Disarmingly low-key and kind, Neil Grimmer has been a food
industry innovator, disrupting the status quo, for over a decade. Before
co-founding Plum, he was the vice president of strategy and innovation at Clif
Bar. Under his leadership, Plum Organics launched over 150 mold-breaking
products, including the first-to-market spouted flexible pouch that has made
baby food fully and safely portable. A December 2014 article
in Forbes Magazine
reported that Plum generated $93 million in sales in
2012 and was predicted to reach $100M in 2014.

We asked Neil for some words
of advice to entrepreneurs just starting out with an innovative and/or
disruptive food product in today’s market.
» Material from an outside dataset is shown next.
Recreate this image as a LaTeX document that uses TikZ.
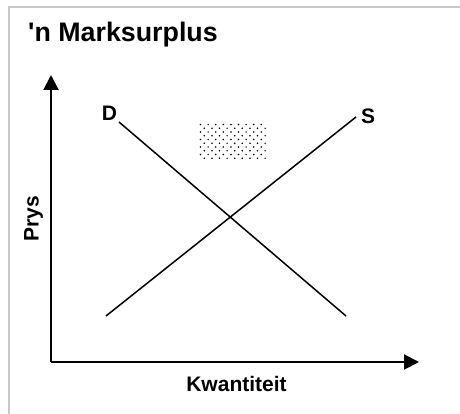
\documentclass[tikz,border=0pt]{standalone}
\usepackage{fontspec}
\setmainfont{Liberation Sans}
\newfontfamily\plainsans{Liberation Sans}
\usetikzlibrary{arrows.meta}
\begin{document}
\begin{tikzpicture}[x=1pt,y=-1pt,line cap=butt,line join=miter]
  \useasboundingbox[fill=white] (0,0) rectangle (460,414);
  \definecolor{framegray}{RGB}{200,200,200}
  % frame
  \draw[framegray,line width=2.6pt] (9,414) -- (9,7) -- (460,7);
  \node[anchor=base west,inner sep=0pt,font=\plainsans\fontsize{26.8}{30}\selectfont\bfseries] (title) at (28,42) {'n Marksurplus};
  % axes
  \coordinate (O) at (51,362);
  \coordinate (Ytop) at (51,75);
  \coordinate (Xend) at (419,362);
  \draw[-{Triangle[length=15pt,width=15pt]},line width=2pt] (O) -- (Ytop);
  \draw[-{Triangle[length=15pt,width=15pt]},line width=2pt] (O) -- (Xend);
  % curves
  \coordinate (D1) at (119,122);
  \coordinate (D2) at (346,316);
  \coordinate (S1) at (106,316);
  \coordinate (S2) at (356,117);
  \draw[line width=1.5pt] (D1) -- (D2);
  \draw[line width=1.5pt] (S1) -- (S2);
  % surplus patch
  \foreach \i in {0,...,9}{
    \foreach \j in {0,...,8}{
      \fill ({200.5+3.8*mod(\i,2)+7.6*\j},{124.5+3.75*\i}) circle[radius=0.85];
    }
  }
  \node[font=\fontsize{21}{24}\selectfont\bfseries,inner sep=0pt] (labD) at (109.5,113) {D};
  \node[font=\fontsize{21}{24}\selectfont\bfseries,inner sep=0pt] (labS) at (368,116.5) {S};
  \node[font=\fontsize{21}{24}\selectfont\bfseries,inner sep=0pt,rotate=90] (labP) at (33.5,218.5) {Prys};
  \node[font=\fontsize{21}{24}\selectfont\bfseries,inner sep=0pt] (labQ) at (236.5,384) {Kwantiteit};
\end{tikzpicture}
\end{document}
“Give purpose and passion to the work that can deeply
connect with you. If you aren’t personally driven by a specific mission or to
achieve something bigger, then you’re not going to have the motivation to
overcome obstacles that start-ups face. It sounds cliché, but you have to
follow your heart. When you lead with heart, you build a business with a
mission that means something. You’re able to tap into a cultural movement,
disrupt the market and connect with your consumer’s wants and needs. I think
the phrase ‘it’s not personal, it’s business’ is the single most damning saying
in corporate culture. For me, there is nothing more personal than business.”